Странно, но у Лупетты практически не было близких подруг. Нет, она, разумеется, общалась с девчонками из института, да и со школьными подружками сохранились приятельские отношения. Но детский стишок «Мы с Тамарой ходим парой, мы с Тамарой санитары» был написан явно не про нее. Обычно девушки ее возраста группируются по двое. Причем я заметил, что объединение это зачастую происходит по принципу «Холмс – Ватсон» или «Дон Кихот – Санчо Панса». Иными словами, красивая и умная девушка чаще всего предпочитает иметь под боком некрасивую и глупую. Для усиления контраста, что ли? Я довольно быстро убедился, что у Лупетты такой подруги нет. Бóльшую часть времени она проводила либо с мамой, либо одна. И отнюдь не потому что окружающие ее избегают. Более того, позже я с удивлением обнаружил, что она явно тяготится повседневным общением с подругами, и когда они звонят, чтобы поболтать «о шмотках и о мальчиках», нарочно не подходит к телефону. Мне же, напротив, она стала звонить все чаще и чаще, без всякого кокетства спрашивая: «Ты сегодня не занят?
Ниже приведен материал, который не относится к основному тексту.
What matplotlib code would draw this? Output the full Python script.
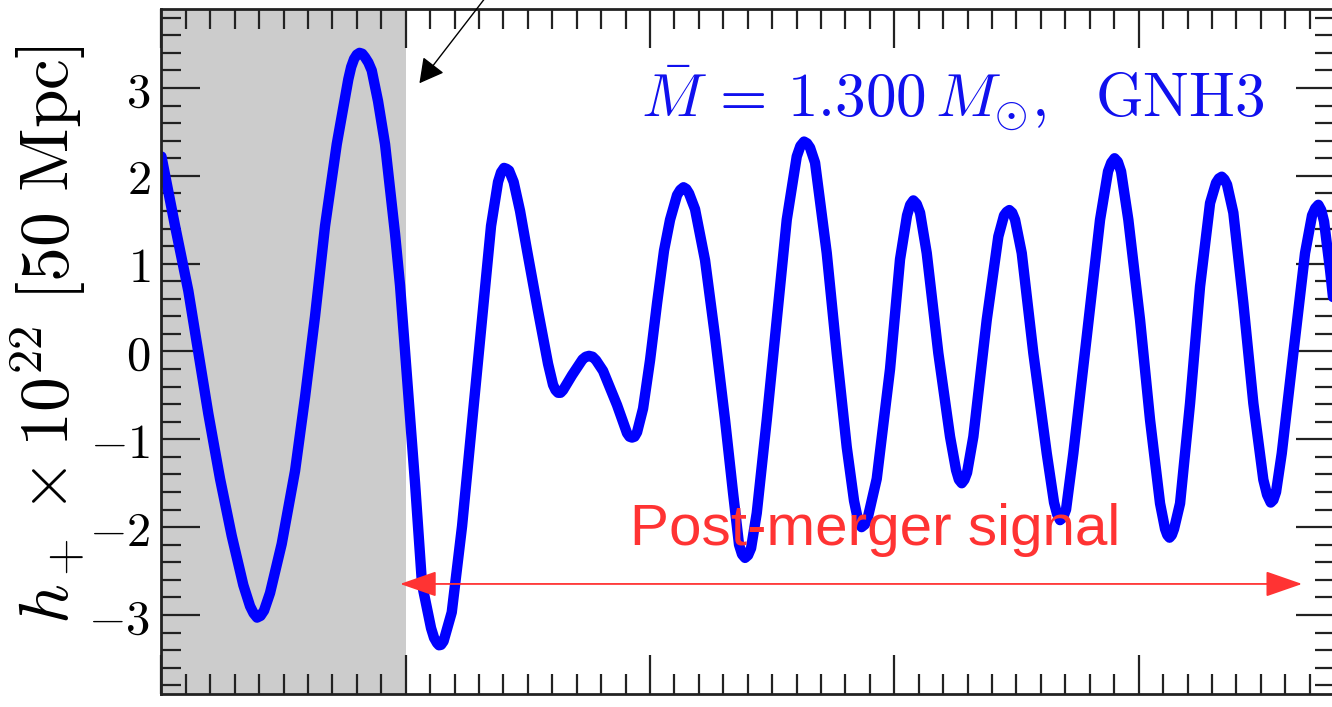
import numpy as np
import matplotlib.pyplot as plt
from matplotlib.ticker import MultipleLocator

plt.rcParams['mathtext.fontset'] = 'cm'
plt.rcParams['font.family'] = 'serif'
plt.rcParams['font.serif'] = ['DejaVu Serif']

# waveform (time in units of the major x tick)
t_ms = [0.000, 0.0557, 0.1101, 0.1510, 0.1920, 0.2399, 0.2878, 0.3352, 0.3627, 0.3770,
        0.3913, 0.4057, 0.4200, 0.4445, 0.4924, 0.5469, 0.5878, 0.6287, 0.6697, 0.7176,
        0.7650, 0.7767, 0.7884, 0.7997, 0.8109, 0.8221, 0.8334, 0.8470, 0.8608, 0.8866,
        0.9153, 0.9562, 0.9767, 0.9971, 1.0176, 1.0381, 1.0667, 1.1036, 1.1158, 1.1281,
        1.1363, 1.1445, 1.1547, 1.1650, 1.1883, 1.2305, 1.2714, 1.3148, 1.3492, 1.3778,
        1.3901, 1.4024, 1.4126, 1.4229, 1.4417, 1.4679, 1.4965, 1.5403, 1.5825, 1.6030,
        1.6132, 1.6234, 1.6337, 1.6439, 1.6807, 1.7237, 1.7370, 1.7503, 1.7647, 1.7790,
        1.8076, 1.8649, 1.9058, 1.9160, 1.9263, 1.9365, 1.9468, 1.9714, 2.0000, 2.0287,
        2.0573, 2.0819, 2.1105, 2.1238, 2.1371, 2.1484, 2.1596, 2.1842, 2.2251, 2.2661,
        2.3070, 2.3398, 2.3643, 2.3766, 2.3889, 2.4012, 2.4135, 2.4368, 2.4777, 2.5186,
        2.5596, 2.6005, 2.6155, 2.6304, 2.6427, 2.6550, 2.6754, 2.7233, 2.7642, 2.8052,
        2.8350, 2.8500, 2.8657, 2.8790, 2.8923, 2.9279, 2.9824, 3.0233, 3.0520, 3.0649,
        3.0778, 3.0915, 3.1052, 3.1326, 3.1801, 3.2280, 3.2526, 3.2643, 3.2759, 3.2868,
        3.2976, 3.3234, 3.3782, 3.4257, 3.4491, 3.4599, 3.4707, 3.4824, 3.4941, 3.5215,
        3.5690, 3.6238, 3.6537, 3.6660, 3.6783, 3.6905, 3.7028, 3.7327, 3.7876, 3.8420,
        3.8747, 3.8880, 3.9014, 3.9147, 3.9280, 3.9578, 4.0057, 4.0467, 4.0876, 4.1081,
        4.1173, 4.1265, 4.1357, 4.1449, 4.1695, 4.2104, 4.2513, 4.2923, 4.3168, 4.3285,
        4.3402, 4.3510, 4.3619, 4.3876, 4.4286, 4.4695, 4.5104, 4.5256, 4.5407, 4.5515,
        4.5624, 4.5858, 4.6332, 4.6811, 4.7098, 4.7227, 4.7356, 4.7472, 4.7589, 4.7835,
        4.8080]
h_plus = [2.22, 1.43, 0.69, -0.01, -0.71, -1.45, -2.10, -2.66, -2.90, -2.98,
          -3.03, -3.01, -2.95, -2.75, -2.19, -1.36, -0.52, 0.40, 1.43, 2.36,
          3.10, 3.24, 3.33, 3.38, 3.40, 3.39, 3.35, 3.29, 3.20, 2.85,
          2.36, 1.34, 0.75, 0.00, -0.75, -1.50, -2.65, -3.15, -3.26, -3.32,
          -3.345, -3.34, -3.30, -3.20, -2.97, -1.99, -0.81, 0.44, 1.43, 1.93,
          2.04, 2.09, 2.08, 2.06, 1.93, 1.60, 1.15, 0.48, -0.14, -0.38,
          -0.44, -0.47, -0.47, -0.44, -0.27, -0.09, -0.06, -0.05, -0.06, -0.10,
          -0.22, -0.61, -0.93, -0.97, -0.98, -0.97, -0.92, -0.65, -0.10, 0.55,
          1.15, 1.50, 1.78, 1.84, 1.87, 1.85, 1.80, 1.62, 1.04, 0.17,
          -0.78, -1.61, -2.20, -2.31, -2.35, -2.32, -2.24, -1.84, -0.78, 0.36,
          1.50, 2.22, 2.34, 2.39, 2.37, 2.32, 2.15, 1.12, -0.02, -1.09,
          -1.70, -1.90, -2.00, -1.97, -1.88, -1.45, -0.20, 1.05, 1.55, 1.67,
          1.72, 1.68, 1.58, 1.12, -0.02, -0.97, -1.35, -1.46, -1.50, -1.46,
          -1.38, -0.97, 0.36, 1.31, 1.55, 1.59, 1.61, 1.58, 1.50, 1.12,
          -0.02, -1.16, -1.72, -1.85, -1.92, -1.89, -1.80, -1.16, 0.17, 1.50,
          2.05, 2.15, 2.20, 2.16, 2.05, 1.50, 0.36, -0.78, -1.73, -2.02,
          -2.09, -2.12, -2.09, -2.02, -1.73, -0.59, 0.74, 1.69, 1.92, 1.97,
          1.99, 1.96, 1.90, 1.58, 0.55, -0.59, -1.46, -1.63, -1.72, -1.69,
          -1.60, -1.16, -0.02, 1.12, 1.55, 1.63, 1.67, 1.61, 1.48, 0.93,
          0.30]

y_ticks = [-3, -2, -1, 0, 1, 2, 3]
merger_t = 1.0
t_max = 4.804
h_lim = 3.9

# annotations
post_merger_span = (0.977, 4.669)
post_merger_h = -2.647
merger_arrow_tip = (1.056, 3.054)
merger_arrow_tail = (1.325, 4.025)

fig = plt.figure(figsize=(13.32, 7.07), dpi=100)
ax = fig.add_axes([0.1212, 0.0184, 0.8811, 0.9689])

ax.axvspan(0, merger_t, color='0.8', lw=0, zorder=0)
ax.plot(t_ms, h_plus, color='#0000ff', lw=7.5, solid_joinstyle='round', solid_capstyle='round')

ax.set_xlim(0, t_max)
ax.set_ylim(-h_lim, h_lim)
ax.xaxis.set_major_locator(MultipleLocator(1))
ax.xaxis.set_minor_locator(MultipleLocator(0.1))
ax.set_yticks(y_ticks, labels=['$%d$' % v for v in y_ticks])
ax.yaxis.set_minor_locator(MultipleLocator(0.2))
ax.tick_params(which='both', direction='in', top=True, right=True, width=1.6,
               color='#222222', labelbottom=False)
ax.tick_params(which='major', length=28, labelsize=35, pad=8)
ax.tick_params(which='minor', length=14.5)
for sp in ax.spines.values():
    sp.set_linewidth(2)
    sp.set_color('#222222')

# post-merger double arrow
ax.annotate('', xy=(post_merger_span[0], post_merger_h), xytext=(post_merger_span[1], post_merger_h),
            arrowprops=dict(arrowstyle='<|-|>,head_length=1.15,head_width=0.4', color='#ff3333',
                            lw=1.3, shrinkA=0, shrinkB=0, mutation_scale=20))
ax.text(0.608, 0.2175, 'Post-merger signal', transform=ax.transAxes, ha='center', va='baseline',
        color='#ff3333', fontsize=42, family='Liberation Sans')

# merger arrow coming from above
ax.annotate('', xy=merger_arrow_tip, xytext=merger_arrow_tail, annotation_clip=False,
            arrowprops=dict(arrowstyle='-|>,head_length=0.75,head_width=0.41', color='k',
                            lw=1.0, shrinkA=0, shrinkB=0, mutation_scale=20))

ax.text(0.940, 0.841, r'$\bar{M}\,=\,1.300\,M_{\odot},\ \ \mathrm{GNH3}$', transform=ax.transAxes,
        ha='right', va='baseline', color='#1010ee', fontsize=44)

fig.text(0.036, 0.527, r'$h_+ \times 10^{22}\ [50\ \mathrm{Mpc}]$', rotation=90,
         ha='center', va='center', fontsize=50)

fig.savefig('out.png', dpi=100)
Давай куда-нибудь сходим». И поскольку, в силу моей необъяснимой медлительности, на пути к интиму никакого прогресса не намечалось, так уж получилось, что самой близкой подругой Лупетты стал я.
«Вдохнуть… выдохнуть… не дышать!» – скомандовала Оленька и резко вырвала из груди подключичный катетер. Ощущение такое, словно из меня выдернули вражескую стрелу. Сердце застучало часто-часто, к горлу подкатила волна тошноты, а лоб покрылся липкой испариной. К образовавшемуся отверстию медсестра тут же прижала марлевый тампон и крепко-накрепко залепила его пластырем. Отлученная от меня стойка с капельницами сиротливо стояла рядом. Казалось, она укоризненно причитает: «Ну куда ж ты собрался, милок, далеко не уйдешь, мы скоро снова будем вместе… Скоро, но не сейчас! Впереди – жизнь без химии, целых три, а то и четыре недели свободы, в зависимости от того, как быстро подсаженный костный мозг восстановит уровень лейкоцитов в крови. Лучше бы он не торопился!»
«Ну вот и все, – улыбнулась Оленька. – Иди отдыхай в палату. Только стойку забери с собой». Я подхватил под мышку свою металлическую подругу и, слегка пошатываясь от слабости, побрел по коридору, прижимая руку к саднившей ране. После нескольких курсов химиотерапии под левым плечом образовался шрам причудливой формы, словно какой-то эсэсовец-садист долго отрабатывал на мне технику пыток, прижигая сигаретой ключицу. Вернувшись в палату, я собрался было тихой сапой сбежать в самоволку, чтобы выпустить из легких застоявшийся больничный воздух, но не тут-то было. Пока я завязывал шнурки на ботинках, асептический пластырь предательски отлепился, и я, подобно позолоченному петродворцовому колоссу, выпустил из груди бурный фонтан крови, не успев зажать руками дырку. Новая рубашка моментально превратилась в гимнастерку убитого комиссара, пылившиеся неделю ботинки безнадежно забрызгало свежей киноварью, испуганные лица соседей по палате пестрой каруселью поплыли перед глазами, горло захлебнулось клокочущей икотой, и я умер.
Я пришел в себя от резкого запаха нашатырного спирта, побледневшая Оленька прижимала ватку к моему носу, а возле койки вперемешку толпились больные из отделения. «Ну все, спектакль окончен, – устало сказала Екатерина Рудольфовна. – Выходим из палаты… Устроил, понимаешь, нам всем представление, – обращалась она уже ко мне. – Еще бы немножко, и кровь пришлось переливать. А ну-ка лежи спокойно и не дергайся. И как тебе только в голову пришло идти на улицу сразу после химии? А если бы пластырь там отлепился, кто бы тебя спасал, скажи пожалуйста?»
Понятно, что ни о какой прогулке на свежем воздухе можно было не мечтать. Приказано лежать, яволь, буду лежать. Так значит, говорите, спектакль окончен? А мне кажется, представление только начинается.